The high-profile cyberattack on the British retail chain Marks & Spencer has taken a new turn. Sources report that the threat group known as Scattered Spider infiltrated the company’s systems by exploiting the credentials of two employees from an external contractor—India-based Tata Consultancy Services (TCS). Notably, TCS also provided IT services to another affected retailer, Co-op.
This information, reported by Reuters citing insider sources, aligns with a recent advisory issued by the UK’s National Cyber Security Centre (NCSC), which warned of escalating cybercriminal activity targeting the retail sector. The document, published on the NCSC website, detailed a wave of attacks against major UK chains—including Harrods, Co-op, and Marks & Spencer.
Available evidence suggests that the attackers used login credentials belonging to two TCS employees during the April 22 breach of M&S. Founded in 1968, TCS remains one of the world’s largest IT consulting firms, offering services across banking, insurance, manufacturing, and retail. In the UK, its clients include prominent names such as British Airways, Tesco, Primark, Sainsbury’s, and Asda.
Strikingly, just two months prior to the attack, TCS had announced a strategic partnership with Co-op focused on overhauling the retailer’s entire IT infrastructure through cloud-based solutions. In August 2023, TCS and M&S were also commended for their joint development of a cloud-native loyalty program, built on modern tech stacks and engineering-centric practices.
Although the NCSC has not confirmed a direct connection between the attacks on M&S, Co-op, and Harrods, its report emphasizes the critical importance of monitoring access to cloud environments and controlling permissions granted to employees and contractors. It draws particular attention to the increasing use of social engineering techniques—such as password resets and MFA bypasses via IT help desks—a method Scattered Spider has deployed in prior campaigns.

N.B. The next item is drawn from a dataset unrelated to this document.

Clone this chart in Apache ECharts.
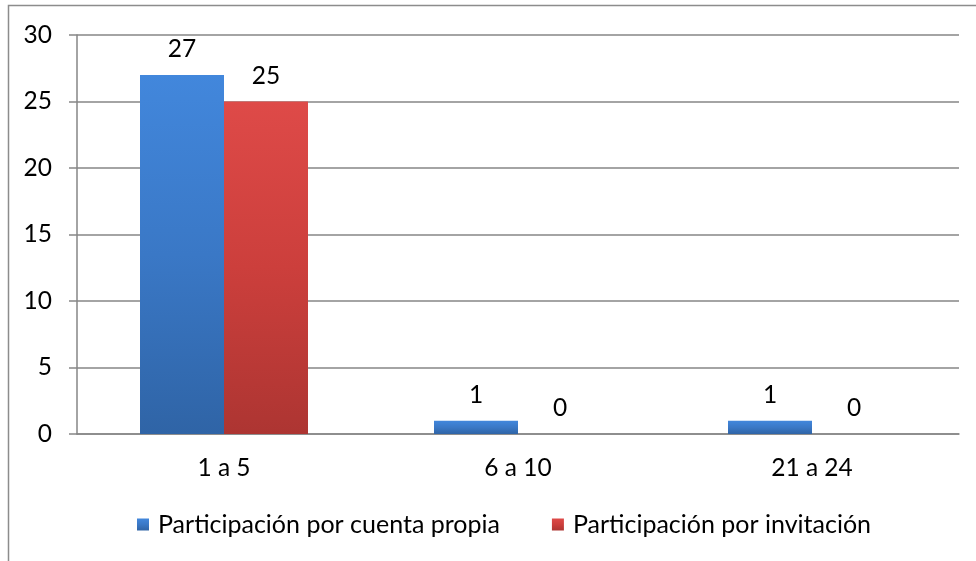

According to iProov, a company specializing in biometric security, many contemporary multi-factor authentication systems remain vulnerable because they rely on user knowledge—such as passwords and one-time codes. Once an attacker convinces a user to divulge both, the entire mechanism collapses. “A face cannot be stolen or shared,” the company asserts, underscoring biometrics’ superiority over traditional authentication methods.
Meanwhile, Marks & Spencer has yet to fully restore its systems. The breach disrupted online orders, compromised segments of customer data, and prompted a large-scale forced password reset. Experts suggest that such delays may point to inadequate incident preparedness and poor internal system isolation. In today’s complex digital environments, where businesses rely heavily on cloud infrastructure and third-party providers, recovery can stretch across weeks.
Analysts estimate that the attack has already cost M&S more than £60 million—approximately $80 million. The company’s market capitalization has dropped by £1 billion in the aftermath.
Scattered Spider has claimed responsibility for the attacks on both M&S and Co-op. However, their attempt to deploy ransomware within Co-op’s systems failed—the intrusion was detected in real time. The group is notorious for employing phishing, SMS scams, SIM swapping, and “MFA fatigue” attacks to overwhelm and deceive users.
Experts warn that such incidents are becoming increasingly dangerous and far-reaching amid accelerating business digitalization. In this landscape, the adoption of biometric security may prove to be a pivotal defense against the evolving tactics of modern cybercriminals.